# Krib aggression question



## gage (Feb 7, 2007)

hey guys, just wondering, are they aggressive towards non-cichlids? i have set up a Niger River Basin biotope, and these are the most common cichlid that come from this basin.

this tank is set up around my baby whale (Petrocephalus bovei bovei)

so, here are my questions:

1) How aggressive are they towards non-cichlids?
2) Are breeding pairs very aggressive toward non cichlids? (if they attack my baby whale they are out)
3) If i go with a single male, will he be happy without a mate?

the fish i will have for sure are only so far the Baby Whale and an African Butterfly fish.

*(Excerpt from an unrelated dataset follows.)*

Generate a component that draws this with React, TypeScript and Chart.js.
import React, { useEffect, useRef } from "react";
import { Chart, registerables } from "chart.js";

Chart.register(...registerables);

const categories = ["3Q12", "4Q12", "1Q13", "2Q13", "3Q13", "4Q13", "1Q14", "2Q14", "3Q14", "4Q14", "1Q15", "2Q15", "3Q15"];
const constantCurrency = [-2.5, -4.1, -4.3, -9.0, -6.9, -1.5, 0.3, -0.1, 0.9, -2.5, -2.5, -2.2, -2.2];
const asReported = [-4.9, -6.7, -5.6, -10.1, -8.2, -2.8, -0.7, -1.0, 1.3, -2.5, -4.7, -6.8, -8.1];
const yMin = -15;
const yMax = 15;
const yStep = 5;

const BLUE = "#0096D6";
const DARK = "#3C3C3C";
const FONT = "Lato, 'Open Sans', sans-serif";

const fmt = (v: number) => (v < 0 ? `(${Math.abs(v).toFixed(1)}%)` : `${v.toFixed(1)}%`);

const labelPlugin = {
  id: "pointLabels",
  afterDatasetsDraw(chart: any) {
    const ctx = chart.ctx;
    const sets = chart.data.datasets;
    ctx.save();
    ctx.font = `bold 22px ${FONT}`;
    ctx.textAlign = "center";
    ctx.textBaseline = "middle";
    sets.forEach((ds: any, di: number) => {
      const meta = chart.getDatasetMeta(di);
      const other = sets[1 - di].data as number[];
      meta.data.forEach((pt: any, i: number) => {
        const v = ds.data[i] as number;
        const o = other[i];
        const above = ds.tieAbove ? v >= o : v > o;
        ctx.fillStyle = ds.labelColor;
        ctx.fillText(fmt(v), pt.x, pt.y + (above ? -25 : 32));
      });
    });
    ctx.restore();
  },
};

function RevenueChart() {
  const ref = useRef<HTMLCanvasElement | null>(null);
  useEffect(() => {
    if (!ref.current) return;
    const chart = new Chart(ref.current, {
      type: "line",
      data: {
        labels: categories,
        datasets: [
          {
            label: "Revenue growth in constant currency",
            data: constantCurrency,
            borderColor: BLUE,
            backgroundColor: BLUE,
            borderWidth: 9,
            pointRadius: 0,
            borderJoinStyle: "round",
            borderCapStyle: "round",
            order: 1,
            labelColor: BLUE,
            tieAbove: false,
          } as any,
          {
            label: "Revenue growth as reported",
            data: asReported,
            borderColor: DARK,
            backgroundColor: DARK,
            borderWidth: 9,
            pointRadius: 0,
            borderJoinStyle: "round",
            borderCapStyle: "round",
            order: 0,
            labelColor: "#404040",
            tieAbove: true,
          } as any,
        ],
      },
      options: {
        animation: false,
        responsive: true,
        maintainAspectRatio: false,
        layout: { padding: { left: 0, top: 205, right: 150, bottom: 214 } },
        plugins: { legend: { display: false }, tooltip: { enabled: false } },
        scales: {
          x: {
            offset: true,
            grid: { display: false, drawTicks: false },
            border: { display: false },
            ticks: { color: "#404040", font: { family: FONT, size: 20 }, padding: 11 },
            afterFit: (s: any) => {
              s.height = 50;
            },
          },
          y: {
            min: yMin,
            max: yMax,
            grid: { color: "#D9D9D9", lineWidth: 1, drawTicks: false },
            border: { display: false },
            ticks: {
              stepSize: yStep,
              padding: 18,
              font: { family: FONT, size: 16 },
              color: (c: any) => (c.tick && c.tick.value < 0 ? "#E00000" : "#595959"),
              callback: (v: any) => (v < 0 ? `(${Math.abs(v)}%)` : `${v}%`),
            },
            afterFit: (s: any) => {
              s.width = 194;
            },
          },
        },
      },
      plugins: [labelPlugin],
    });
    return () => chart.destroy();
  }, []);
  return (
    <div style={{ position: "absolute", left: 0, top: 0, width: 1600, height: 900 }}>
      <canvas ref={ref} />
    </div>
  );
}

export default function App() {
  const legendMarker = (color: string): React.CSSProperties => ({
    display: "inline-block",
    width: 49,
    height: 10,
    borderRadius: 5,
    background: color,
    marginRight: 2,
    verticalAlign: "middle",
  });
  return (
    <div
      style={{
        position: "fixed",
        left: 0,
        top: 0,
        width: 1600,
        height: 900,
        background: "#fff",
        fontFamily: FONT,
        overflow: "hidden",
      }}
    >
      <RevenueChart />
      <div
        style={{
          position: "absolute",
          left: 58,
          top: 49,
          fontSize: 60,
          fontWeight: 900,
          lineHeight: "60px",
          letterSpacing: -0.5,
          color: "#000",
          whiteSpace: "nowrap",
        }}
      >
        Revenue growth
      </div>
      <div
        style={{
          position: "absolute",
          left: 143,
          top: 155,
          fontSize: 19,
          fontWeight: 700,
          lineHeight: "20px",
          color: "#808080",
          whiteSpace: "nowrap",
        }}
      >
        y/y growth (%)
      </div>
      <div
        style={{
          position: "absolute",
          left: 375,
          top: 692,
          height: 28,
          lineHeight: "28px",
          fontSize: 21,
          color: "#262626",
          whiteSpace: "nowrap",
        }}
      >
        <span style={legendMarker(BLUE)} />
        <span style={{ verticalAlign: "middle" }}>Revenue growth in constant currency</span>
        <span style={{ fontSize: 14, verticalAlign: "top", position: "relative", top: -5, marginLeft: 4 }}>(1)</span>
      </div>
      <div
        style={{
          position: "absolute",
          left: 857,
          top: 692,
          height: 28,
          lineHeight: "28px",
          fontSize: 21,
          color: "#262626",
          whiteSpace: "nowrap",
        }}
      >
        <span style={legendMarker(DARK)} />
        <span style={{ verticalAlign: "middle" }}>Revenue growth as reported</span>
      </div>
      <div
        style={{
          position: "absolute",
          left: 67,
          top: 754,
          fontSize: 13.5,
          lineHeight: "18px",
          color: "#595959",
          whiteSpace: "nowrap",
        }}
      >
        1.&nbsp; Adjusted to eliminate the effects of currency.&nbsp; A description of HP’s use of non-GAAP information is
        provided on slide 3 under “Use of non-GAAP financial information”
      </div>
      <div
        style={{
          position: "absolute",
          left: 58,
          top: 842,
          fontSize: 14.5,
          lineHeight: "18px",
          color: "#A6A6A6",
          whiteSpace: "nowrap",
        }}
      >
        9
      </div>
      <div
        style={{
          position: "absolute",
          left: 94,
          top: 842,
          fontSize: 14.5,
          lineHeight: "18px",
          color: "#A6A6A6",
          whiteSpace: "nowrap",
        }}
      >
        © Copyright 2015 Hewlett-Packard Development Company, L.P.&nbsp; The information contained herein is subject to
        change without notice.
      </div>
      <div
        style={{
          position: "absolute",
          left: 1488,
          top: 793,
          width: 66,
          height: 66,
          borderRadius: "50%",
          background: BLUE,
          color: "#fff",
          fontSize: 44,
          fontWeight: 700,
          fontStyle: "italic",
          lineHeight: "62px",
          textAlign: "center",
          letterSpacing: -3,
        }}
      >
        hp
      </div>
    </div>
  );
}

the tank is a 29g BTW (30"lx12"wx18"h)

sorry for the newbish questions, but *** never owned a west african cichlid before, im pretty sure i know the answers to my questions already, but i need to double check, im a SA cichlid nerd LOL


----------



## samaki (Oct 25, 2002)

Hi
1 it depends on their own personnal temperament
2 they will be surely agressive toward any other fish that enter in their breeding territory if they are guarding fry
3 no he won't be very "happy" but one species is more peaceful, even when guarding their fry, it's Annomalochromis thomassi
Hope this help a little bit.
xris


----------



## gage (Feb 7, 2007)

hey, ya, those were pretty well the answers i expected, to bad, they would have went nice in my Niger basin biotope.

i would love to do the dwarf jewels/african butterfly cichlids...but they dont come from the Niger river basin, darn it anyway, as they would be perfect.


----------